# Data lines
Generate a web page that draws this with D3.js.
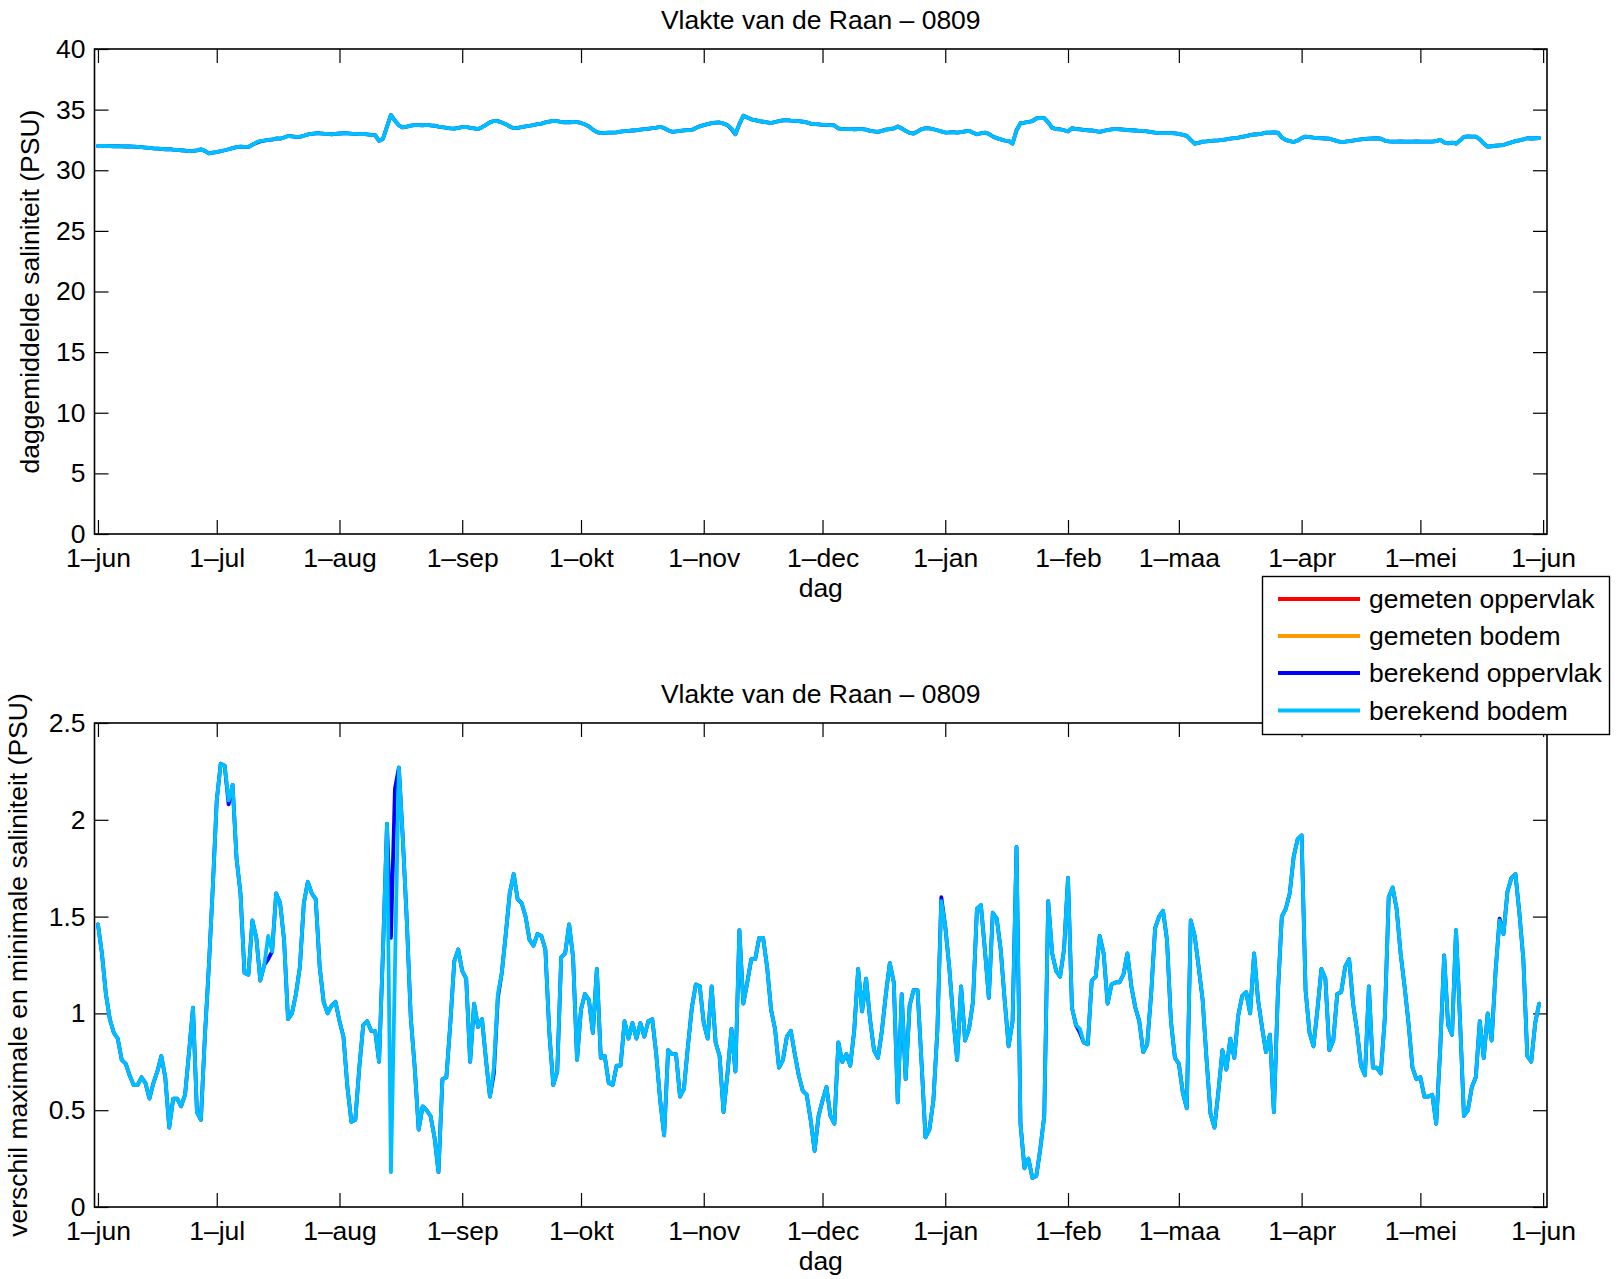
<!DOCTYPE html>
<html><head><meta charset="utf-8">
<script src="https://cdn.jsdelivr.net/npm/d3@7/dist/d3.min.js"></script>
<style>
body{margin:0;background:#fff}
svg{display:block}
text{font-family:"Liberation Sans",Arial,Helvetica,sans-serif;fill:#000}
</style>
</head><body>
<svg id="c" width="1618" height="1279"></svg>
<script>
// ---------------- data ----------------
const titel = "Vlakte van de Raan – 0809";
const xLabel = "dag";
const yLabelBoven = "daggemiddelde saliniteit (PSU)";
const yLabelOnder = "verschil maximale en minimale saliniteit (PSU)";
const maandLabels = ["1–jun","1–jul","1–aug","1–sep","1–okt","1–nov","1–dec","1–jan","1–feb","1–maa","1–apr","1–mei","1–jun"];
const yTicksBoven = [0,5,10,15,20,25,30,35,40];
const yTicksOnder = [0,0.5,1,1.5,2,2.5];
const reeksNamen = ["gemeten oppervlak","gemeten bodem","berekend oppervlak","berekend bodem"];
const reeksKleuren = ["#ff0000","#ff9900","#0000ff","#00bfff"];

// daily dates 1 jun 2008 .. 31 mei 2009
const startDag = new Date(2008,5,1);
const eindDag = new Date(2009,5,1);
const dagen = d3.timeDay.range(startDag, eindDag);

// measured series: no measurements available at this station in 0809
const gemetenOppervlakDag = [];
const gemetenBodemDag = [];
const gemetenOppervlakVerschil = [];
const gemetenBodemVerschil = [];

// computed bottom, daily mean salinity (PSU)
const berekendBodemDag = [
32.0,32.0,32.0,31.99,31.98,31.98,31.97,31.96,31.96,31.95,
31.93,31.9,31.87,31.84,31.8,31.78,31.76,31.72,31.74,31.7,
31.68,31.65,31.62,31.58,31.6,31.64,31.72,31.6,31.4,31.45,
31.5,31.58,31.65,31.73,31.82,31.9,31.95,31.93,31.92,32.1,
32.3,32.42,32.45,32.5,32.55,32.62,32.6,32.7,32.83,32.8,
32.76,32.75,32.85,32.95,33.0,33.05,33.05,33.02,33.0,32.97,
33.0,33.03,33.05,33.05,33.02,33.0,32.98,33.0,32.95,32.92,
32.9,32.42,32.6,33.6,34.56,34.1,33.7,33.53,33.6,33.68,
33.72,33.72,33.7,33.75,33.7,33.67,33.6,33.55,33.5,33.46,
33.44,33.5,33.55,33.58,33.5,33.45,33.39,33.55,33.75,33.95,
34.06,34.05,33.94,33.8,33.6,33.47,33.5,33.55,33.61,33.67,
33.73,33.8,33.85,33.95,34.02,34.08,34.05,33.98,33.94,33.96,
33.98,33.97,33.9,33.78,33.61,33.35,33.15,33.06,33.08,33.1,
33.11,33.13,33.18,33.22,33.25,33.28,33.3,33.35,33.39,33.42,
33.48,33.52,33.58,33.48,33.3,33.17,33.2,33.25,33.28,33.31,
33.32,33.48,33.62,33.72,33.8,33.88,33.92,33.94,33.85,33.72,
33.45,32.97,33.8,34.5,34.35,34.2,34.14,34.05,34.0,33.95,
33.89,33.98,34.05,34.12,34.14,34.1,34.08,34.05,34.0,33.95,
33.85,33.8,33.78,33.75,33.74,33.72,33.7,33.45,33.39,33.4,
33.42,33.38,33.4,33.39,33.35,33.25,33.2,33.17,33.25,33.35,
33.39,33.45,33.61,33.45,33.25,33.08,33.03,33.2,33.38,33.47,
33.45,33.38,33.3,33.2,33.11,33.12,33.15,33.11,33.15,33.2,
33.25,33.1,32.97,33.05,33.11,33.0,32.78,32.65,32.55,32.45,
32.42,32.2,33.3,33.89,33.92,33.98,34.05,34.28,34.31,34.3,
33.95,33.5,33.4,33.38,33.3,33.2,33.47,33.4,33.38,33.33,
33.3,33.28,33.22,33.17,33.25,33.32,33.38,33.42,33.38,33.35,
33.32,33.3,33.28,33.25,33.25,33.2,33.15,33.1,33.06,33.07,
33.06,33.06,33.05,33.0,32.92,32.83,32.5,32.2,32.26,32.36,
32.38,32.42,32.45,32.47,32.5,32.55,32.6,32.65,32.69,32.75,
32.82,32.9,32.95,32.97,33.02,33.1,33.11,33.12,33.11,32.7,
32.5,32.4,32.33,32.45,32.65,32.78,32.74,32.69,32.66,32.64,
32.62,32.6,32.5,32.4,32.33,32.36,32.4,32.45,32.5,32.55,
32.58,32.6,32.62,32.64,32.6,32.45,32.38,32.36,32.36,32.37,
32.36,32.36,32.36,32.37,32.36,32.36,32.36,32.36,32.4,32.5,
32.3,32.22,32.28,32.19,32.45,32.75,32.8,32.78,32.78,32.55,
32.2,31.94,31.98,32.02,32.05,32.08,32.2,32.3,32.4,32.47,
32.55,32.64,32.62,32.64,32.66];

// computed surface daily mean: coincides with bottom except these days
const oppervlakDagAfwijking = {40:32.26, 41:32.38, 44:32.52, 160:33.4};

// computed bottom, daily max - min salinity (PSU)
const berekendBodemVerschil = [
1.46,1.31,1.10,0.97,0.90,0.87,0.76,0.74,0.68,0.63,
0.63,0.67,0.64,0.56,0.64,0.70,0.78,0.67,0.41,0.56,
0.56,0.52,0.58,0.80,1.03,0.49,0.45,0.88,1.24,1.65,
2.10,2.29,2.28,2.10,2.18,1.80,1.62,1.21,1.20,1.48,
1.39,1.17,1.25,1.40,1.32,1.62,1.57,1.38,0.97,1.00,
1.10,1.24,1.57,1.68,1.62,1.59,1.24,1.06,1.00,1.04,
1.06,0.96,0.88,0.62,0.44,0.45,0.72,0.94,0.96,0.91,
0.91,0.75,1.33,1.98,0.18,1.22,2.27,1.90,1.48,0.98,
0.72,0.40,0.52,0.50,0.47,0.36,0.18,0.66,0.67,0.95,
1.27,1.33,1.22,1.18,0.75,1.05,0.93,0.97,0.76,0.57,
0.72,1.10,1.21,1.41,1.62,1.72,1.59,1.57,1.50,1.38,
1.35,1.41,1.40,1.33,0.90,0.63,0.70,1.29,1.31,1.46,
1.29,0.76,1.02,1.10,1.07,0.90,1.23,0.77,0.78,0.64,
0.63,0.73,0.73,0.96,0.87,0.95,0.87,0.95,0.88,0.96,
0.97,0.79,0.55,0.37,0.81,0.79,0.79,0.57,0.61,0.83,
1.03,1.15,1.14,0.95,0.87,1.14,0.85,0.78,0.49,0.69,
0.92,0.70,1.43,1.05,1.16,1.28,1.28,1.39,1.39,1.24,
1.02,0.92,0.72,0.76,0.88,0.91,0.79,0.68,0.60,0.58,
0.45,0.29,0.47,0.55,0.62,0.47,0.43,0.85,0.75,0.79,
0.73,0.91,1.23,1.01,1.18,0.97,0.81,0.77,0.91,1.10,
1.26,1.16,0.54,1.10,0.66,1.04,1.12,1.12,0.75,0.36,
0.40,0.55,0.91,1.58,1.45,1.24,0.98,0.76,1.14,0.86,
0.92,1.06,1.54,1.56,1.33,1.08,1.52,1.49,1.33,1.07,
0.83,0.96,1.86,0.43,0.20,0.25,0.15,0.16,0.30,0.47,
1.58,1.31,1.22,1.19,1.33,1.70,1.03,0.94,0.92,0.85,
0.84,1.17,1.19,1.40,1.31,1.05,1.15,1.16,1.16,1.20,
1.31,1.14,1.03,0.96,0.80,0.84,1.10,1.44,1.50,1.53,
1.38,0.96,0.77,0.74,0.59,0.51,1.48,1.40,1.24,1.07,
0.76,0.48,0.41,0.60,0.81,0.71,0.87,0.77,0.99,1.09,
1.11,1.00,1.31,1.07,0.93,0.80,0.89,0.49,1.10,1.50,
1.54,1.62,1.81,1.90,1.92,1.12,0.90,0.83,1.02,1.23,
1.18,0.81,0.86,1.10,1.11,1.24,1.28,1.05,0.91,0.73,
0.68,1.14,0.72,0.72,0.69,0.97,1.60,1.65,1.54,1.31,
1.14,0.95,0.72,0.66,0.67,0.57,0.57,0.58,0.43,0.81,
1.30,0.94,0.89,1.43,0.97,0.47,0.50,0.62,0.67,0.96,
0.77,1.00,0.86,1.22,1.48,1.41,1.63,1.70,1.72,1.52,
1.28,0.78,0.75,0.95,1.05];

// computed surface max-min: coincides with bottom except these days
const oppervlakVerschilAfwijking = {33:2.08, 43:1.28, 74:1.39, 75:2.16, 100:0.69, 101:1.08, 213:1.60, 248:0.90, 354:1.49};

const berekendOppervlakDag = berekendBodemDag.map((v,i) => (i in oppervlakDagAfwijking) ? oppervlakDagAfwijking[i] : v);
const berekendOppervlakVerschil = berekendBodemVerschil.map((v,i) => (i in oppervlakVerschilAfwijking) ? oppervlakVerschilAfwijking[i] : v);

// ---------------- drawing ----------------
const svg = d3.select("#c");
const FS = 26.5;
const L = 94.5, R = 1547;
const xDomain = [new Date(2008,4,31,3), new Date(2009,5,1,23,30)];
const x = d3.scaleTime().domain(xDomain).range([L, R]);
const maandTicks = d3.timeMonth.range(new Date(2008,5,1), new Date(2009,5,2));

function paneel(top, bottom, yDomain, yTicks, ylab, ylabX, series) {
  const y = d3.scaleLinear().domain(yDomain).range([bottom, top]);
  const g = svg.append("g");
  const TL = 14;
  const yl = g.append("g").attr("transform",`translate(${L},0)`)
    .call(d3.axisLeft(y).tickValues(yTicks).tickSizeInner(-TL).tickSizeOuter(0).tickPadding(9).tickFormat(d=>String(d)));
  const yr = g.append("g").attr("transform",`translate(${R},0)`)
    .call(d3.axisRight(y).tickValues(yTicks).tickSizeInner(-TL).tickSizeOuter(0).tickFormat(""));
  const xb = g.append("g").attr("transform",`translate(0,${bottom})`)
    .call(d3.axisBottom(x).tickValues(maandTicks).tickSizeInner(-TL).tickSizeOuter(0).tickPadding(14).tickFormat((d,i)=>maandLabels[i]));
  const xt = g.append("g").attr("transform",`translate(0,${top})`)
    .call(d3.axisTop(x).tickValues(maandTicks).tickSizeInner(-TL).tickSizeOuter(0).tickFormat(""));
  [yl,yr,xb,xt].forEach(a=>{
    a.select(".domain").remove();
    a.selectAll("line").attr("stroke","#000").attr("stroke-width",1.2);
    a.selectAll("text").attr("font-size",FS).attr("font-family",null).attr("fill","#000");
  });
  const line = d3.line().defined(d=>d!=null && !isNaN(d)).x((d,i)=>x(dagen[i])).y(d=>y(d));
  series.forEach((s,k)=>{
    if (!s.length) return;
    g.append("path").datum(s).attr("d",line).attr("fill","none")
      .attr("stroke",reeksKleuren[k]).attr("stroke-width",3.8)
      .attr("stroke-linejoin","round").attr("stroke-linecap","round");
  });
  g.append("rect").attr("x",L).attr("y",top).attr("width",R-L).attr("height",bottom-top)
    .attr("fill","none").attr("stroke","#000").attr("stroke-width",1.6);
  g.append("text").attr("x",(L+R)/2).attr("y",top-20).attr("text-anchor","middle").attr("font-size",FS).text(titel);
  g.append("text").attr("x",(L+R)/2).attr("y",bottom+63).attr("text-anchor","middle").attr("font-size",FS).text(xLabel);
  g.append("text").attr("transform",`translate(${ylabX},${(top+bottom)/2}) rotate(-90)`)
    .attr("text-anchor","middle").attr("font-size",FS).text(ylab);
}

paneel(49, 534, [0,40], yTicksBoven, yLabelBoven, 39,
  [gemetenOppervlakDag, gemetenBodemDag, berekendOppervlakDag, berekendBodemDag]);
paneel(723, 1207, [0,2.5], yTicksOnder, yLabelOnder, 27,
  [gemetenOppervlakVerschil, gemetenBodemVerschil, berekendOppervlakVerschil, berekendBodemVerschil]);

// legend
const lg = svg.append("g");
lg.append("rect").attr("x",1262.5).attr("y",576.5).attr("width",347).attr("height",158)
  .attr("fill","#fff").attr("stroke","#000").attr("stroke-width",1.4);
const legY = [599, 636, 673, 710.5];
reeksNamen.forEach((n,k)=>{
  lg.append("line").attr("x1",1278).attr("x2",1360).attr("y1",legY[k]).attr("y2",legY[k])
    .attr("stroke",reeksKleuren[k]).attr("stroke-width",3.8);
  lg.append("text").attr("x",1369).attr("y",legY[k]).attr("dy","0.35em").attr("font-size",FS).text(n);
});
</script>
</body></html>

# Written problem
Make an exact copy of the lines from the top of the material through the line with "const gemetenBodemVerschil = [];", pictures excluded.

# Task solution
Generate a web page that draws this with D3.js.
<!DOCTYPE html>
<html><head><meta charset="utf-8">
<script src="https://cdn.jsdelivr.net/npm/d3@7/dist/d3.min.js"></script>
<style>
body{margin:0;background:#fff}
svg{display:block}
text{font-family:"Liberation Sans",Arial,Helvetica,sans-serif;fill:#000}
</style>
</head><body>
<svg id="c" width="1618" height="1279"></svg>
<script>
// ---------------- data ----------------
const titel = "Vlakte van de Raan – 0809";
const xLabel = "dag";
const yLabelBoven = "daggemiddelde saliniteit (PSU)";
const yLabelOnder = "verschil maximale en minimale saliniteit (PSU)";
const maandLabels = ["1–jun","1–jul","1–aug","1–sep","1–okt","1–nov","1–dec","1–jan","1–feb","1–maa","1–apr","1–mei","1–jun"];
const yTicksBoven = [0,5,10,15,20,25,30,35,40];
const yTicksOnder = [0,0.5,1,1.5,2,2.5];
const reeksNamen = ["gemeten oppervlak","gemeten bodem","berekend oppervlak","berekend bodem"];
const reeksKleuren = ["#ff0000","#ff9900","#0000ff","#00bfff"];

// daily dates 1 jun 2008 .. 31 mei 2009
const startDag = new Date(2008,5,1);
const eindDag = new Date(2009,5,1);
const dagen = d3.timeDay.range(startDag, eindDag);

// measured series: no measurements available at this station in 0809
const gemetenOppervlakDag = [];
const gemetenBodemDag = [];
const gemetenOppervlakVerschil = [];
const gemetenBodemVerschil = [];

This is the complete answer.